I consider myself bicultural. I am of two worlds, two cultures. I have my Korean culture, the culture of my parents, which largely influenced my upbringing, values, and sense of self. Also, there is my American culture, specifically that of growing up in the 1980’s, born in the U.S. to immigrant parents. Bicultural people inter-mingle two cultures on a daily basis.
As I look at the stories that I want to write, most of what I know and feel in my bones is the bicultural experience. As we advocate for diverse books, my passion is specific in that I believe we need more stories with characters of color who are not a) in a far off land or b) transplanted immigrants. There are so many vibrant kids growing up and reconciling two (or more) cultures. We need more of these stories to make it to the page and in the hands of readers.

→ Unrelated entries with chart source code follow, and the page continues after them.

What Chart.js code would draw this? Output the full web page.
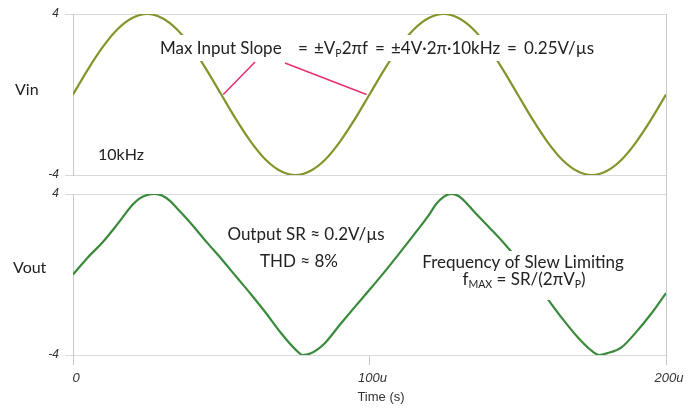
<!DOCTYPE html>
<html>
<head>
<meta charset="utf-8">
<script src="https://cdn.jsdelivr.net/npm/chart.js@4"></script>
<style>
  body { margin: 0; background: #fff; }
  #wrap { position: relative; width: 700px; height: 408px; }
  #top { position: absolute; left: 0; top: 0; }
  #bot { position: absolute; left: 0; top: 186px; }
</style>
</head>
<body>
<div id="wrap">
  <canvas id="top" width="700" height="186"></canvas>
  <canvas id="bot" width="700" height="222"></canvas>
</div>
<script>
var vinTime = [0,5,10,15,20,25,30,35,40,45,50,55,60,65,70,75,80,85,90,95,100,
               105,110,115,120,125,130,135,140,145,150,155,160,165,170,175,180,185,190,195,200];
var vin = [0,1.24,2.35,3.24,3.80,4,3.80,3.24,2.35,1.24,0,-1.24,-2.35,-3.24,-3.80,-4,-3.80,-3.24,-2.35,-1.24,0,
           1.24,2.35,3.24,3.80,4,3.80,3.24,2.35,1.24,0,-1.24,-2.35,-3.24,-3.80,-4,-3.80,-3.24,-2.35,-1.24,0];

// slew limited output
var voutTime = [0,5,10,15,20,22.5,25,27.5,30,32.5,35,40,45,50,55,60,65,70,75,77.5,80,82.5,85,90,95,100,
                105,110,115,120,122.5,125,127.5,130,132.5,135,140,145,150,155,160,165,170,175,177.5,180,185,190,195,200];
var vout = [0,0.85,1.60,2.50,3.45,3.78,3.95,4.0,3.92,3.68,3.30,2.50,1.62,0.78,-0.10,-0.98,-1.90,-2.88,-3.72,-4.0,-3.93,-3.72,-3.40,-2.50,-1.62,-0.76,
            0.12,1.04,1.98,2.95,3.50,3.86,4.0,3.90,3.58,3.17,2.40,1.62,0.75,-0.22,-1.20,-2.18,-3.08,-3.80,-4.0,-3.92,-3.62,-2.85,-1.95,-0.92];

var yTicks = [-4, 4];
var xTicks = [0, 100, 200];

Chart.defaults.font.family = "'Liberation Sans', Arial";

function pts(t, v) { return t.map(function (x, i) { return {x: x, y: v[i]}; }); }

var TXT = '#222';
var FS = 17;

// draws text made of runs, [text, subscript?]
function runs(ctx, parts, x, y, size, align) {
  var w = 0;
  parts.forEach(function (p) {
    ctx.font = (p[1] ? size * 0.62 : size) + 'px Lato';
    w += ctx.measureText(p[0]).width;
  });
  var cx = align === 'center' ? x - w / 2 : x;
  ctx.textAlign = 'left';
  ctx.textBaseline = 'middle';
  ctx.fillStyle = TXT;
  parts.forEach(function (p) {
    ctx.font = (p[1] ? size * 0.62 : size) + 'px Lato';
    ctx.fillText(p[0], cx, p[1] ? y + size * 0.3 : y);
    cx += ctx.measureText(p[0]).width;
  });
}

function rightLine(ctx, y0, y1) {
  ctx.save();
  ctx.strokeStyle = '#c8c8c8';
  ctx.lineWidth = 1;
  ctx.beginPath();
  ctx.moveTo(666.5, y0); ctx.lineTo(666.5, y1);
  ctx.stroke();
  ctx.restore();
}

function yAxis() {
  return {
    min: -4, max: 4,
    afterBuildTicks: function (ax) { ax.ticks = yTicks.map(function (v) { return {value: v}; }); },
    afterFit: function (ax) { ax.width = 73; ax.paddingTop = 0; ax.paddingBottom = 0; },
    ticks: {font: {size: 12, style: 'italic'}, color: '#333', padding: 6},
    grid: {color: '#d9d9d9', tickLength: 8},
    border: {display: true, color: '#c8c8c8'}
  };
}

var topDeco = {
  id: 'topDeco',
  afterDatasetsDraw: function (chart) {
    var ctx = chart.ctx, x = chart.scales.x, y = chart.scales.y;
    ctx.save();
    ctx.fillStyle = '#fff';
    ctx.fillRect(158, 35, 444, 26);
    // pointer lines to the zero crossings
    ctx.strokeStyle = '#e8336d';
    ctx.lineWidth = 1.6;
    ctx.beginPath();
    ctx.moveTo(255, 62); ctx.lineTo(x.getPixelForValue(50) + 2, y.getPixelForValue(0));
    ctx.moveTo(285, 63); ctx.lineTo(x.getPixelForValue(100) - 3, y.getPixelForValue(0));
    ctx.stroke();
    runs(ctx, [['Max Input Slope']], 160, 49, FS);
    runs(ctx, [['=']], 298, 49, FS);
    runs(ctx, [['±V'], ['P', true], ['2πf']], 314, 49, FS);
    runs(ctx, [['=']], 375, 49, FS);
    runs(ctx, [['±4V·2π·10kHz']], 391, 49, FS);
    runs(ctx, [['=']], 507, 49, FS);
    runs(ctx, [['0.25V/µs']], 524, 49, FS);
    runs(ctx, [['Vin']], 15, 90, 16);
    runs(ctx, [['10kHz']], 98, 155, 16);
    ctx.restore();
  },
  afterDraw: function (chart) { rightLine(chart.ctx, 14, 186); }
};

var botDeco = {
  id: 'botDeco',
  afterDatasetsDraw: function (chart) {
    var ctx = chart.ctx;
    ctx.save();
    ctx.fillStyle = '#fff';
    ctx.fillRect(414, 65, 218, 49);
    runs(ctx, [['Output SR ≈ 0.2V/µs']], 306, 49, FS, 'center');
    runs(ctx, [['THD ≈ 8%']], 299, 76, FS, 'center');
    runs(ctx, [['Frequency of Slew Limiting']], 523, 77, FS, 'center');
    runs(ctx, [['f'], ['MAX', true], [' = SR/(2πV'], ['P', true], [')']], 524, 94, FS, 'center');
    runs(ctx, [['Vout']], 13, 82, 16);
    // axis title
    ctx.font = "13px 'Liberation Sans', Arial";
    ctx.fillStyle = '#333';
    ctx.textAlign = 'center';
    ctx.textBaseline = 'middle';
    ctx.fillText('Time (s)', 381, 211);
    ctx.restore();
  },
  afterDraw: function (chart) { rightLine(chart.ctx, 0, 176); }
};

var topChart = new Chart(document.getElementById('top'), {
  type: 'line',
  data: {
    datasets: [{
      label: 'Vin',
      data: pts(vinTime, vin),
      borderColor: '#83952a',
      borderWidth: 2.2,
      pointRadius: 0,
      cubicInterpolationMode: 'monotone'
    }]
  },
  options: {
    responsive: false,
    animation: false,
    layout: {padding: {top: 14, right: 34, bottom: 11, left: 0}},
    plugins: {legend: {display: false}, tooltip: {enabled: false}},
    scales: {
      x: {type: 'linear', min: 0, max: 200, display: false},
      y: yAxis()
    }
  },
  plugins: [topDeco]
});

var botChart = new Chart(document.getElementById('bot'), {
  type: 'line',
  data: {
    datasets: [{
      label: 'Vout',
      data: pts(voutTime, vout),
      borderColor: '#3a8a3c',
      borderWidth: 2.2,
      pointRadius: 0,
      cubicInterpolationMode: 'monotone'
    }]
  },
  options: {
    responsive: false,
    animation: false,
    layout: {padding: {top: 8, right: 34, bottom: 0, left: 0}},
    plugins: {legend: {display: false}, tooltip: {enabled: false}},
    scales: {
      x: {
        type: 'linear', min: 0, max: 200,
        afterBuildTicks: function (ax) { ax.ticks = xTicks.map(function (v) { return {value: v}; }); },
        afterFit: function (ax) { ax.height = 53; },
        ticks: {
          font: {size: 13, style: 'italic'}, color: '#333', padding: 6, maxRotation: 0, labelOffset: 3,
          callback: function (v) { return v === 0 ? '0' : v + 'u'; }
        },
        grid: {drawOnChartArea: false, tickLength: 10, color: '#c8c8c8'},
        border: {display: false}
      },
      y: yAxis()
    }
  },
  plugins: [botDeco]
});
</script>
</body>
</html>
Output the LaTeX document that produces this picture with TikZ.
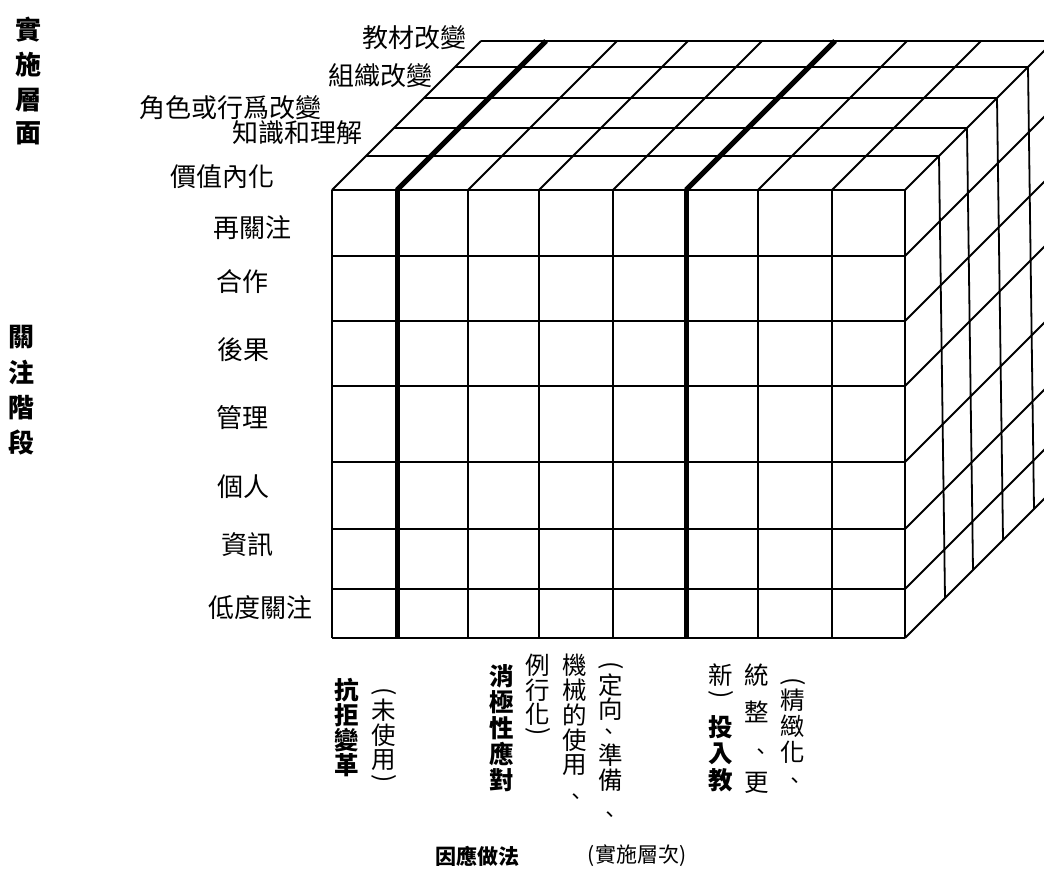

I think back to what Christina said and, for me, historical fiction served as this kind of fantasy experience. When I was small, I would gravitate to books about girls my age growing up on a prairie in the 1800’s or a red-headed orphan having adventures on a picturesque island in the early 1900’s. As a young reader, it was aspirational. I placed myself in these stories, overlooking the anachronistic problems. I was Anne Shirley’s other best friend (not as pretty as Diana but more clever and fun), and in my mind my being Korean-American and still being me were not wholly incompatible with that world. Even though I knew there were no Koreans living on Prince Edward Island at that time, it didn’t matter. More than being Korean-American, I was me, and I knew I would be a great best friend to this heroine. As a reader, who I was didn’t disqualify me from this world because it was being me that mattered with a love of similar things, not being hyphen-American. I wanted to know these worlds and be a part of them, and I loved how stories let me join.
Thinking about Christina’s and my anecdotes makes me realize that for a lot of young readers, reading often fulfills a powerful desire to be a part of a world that is fascinating and different but out of reach. As one who writes stories with bicultural main characters, I realize that the challenge ahead is even greater than I thought.
How can I write stories with main characters who are people of color and make their bicultural world as alluring to readers who are not ‘of color’? As much as historical fiction was for me? And middle-class babysitters were for Christina? And as fantasy worlds are for the many?
Maybe I could take cues about writing intriguing cultures and aspirational worlds from fantasy writers.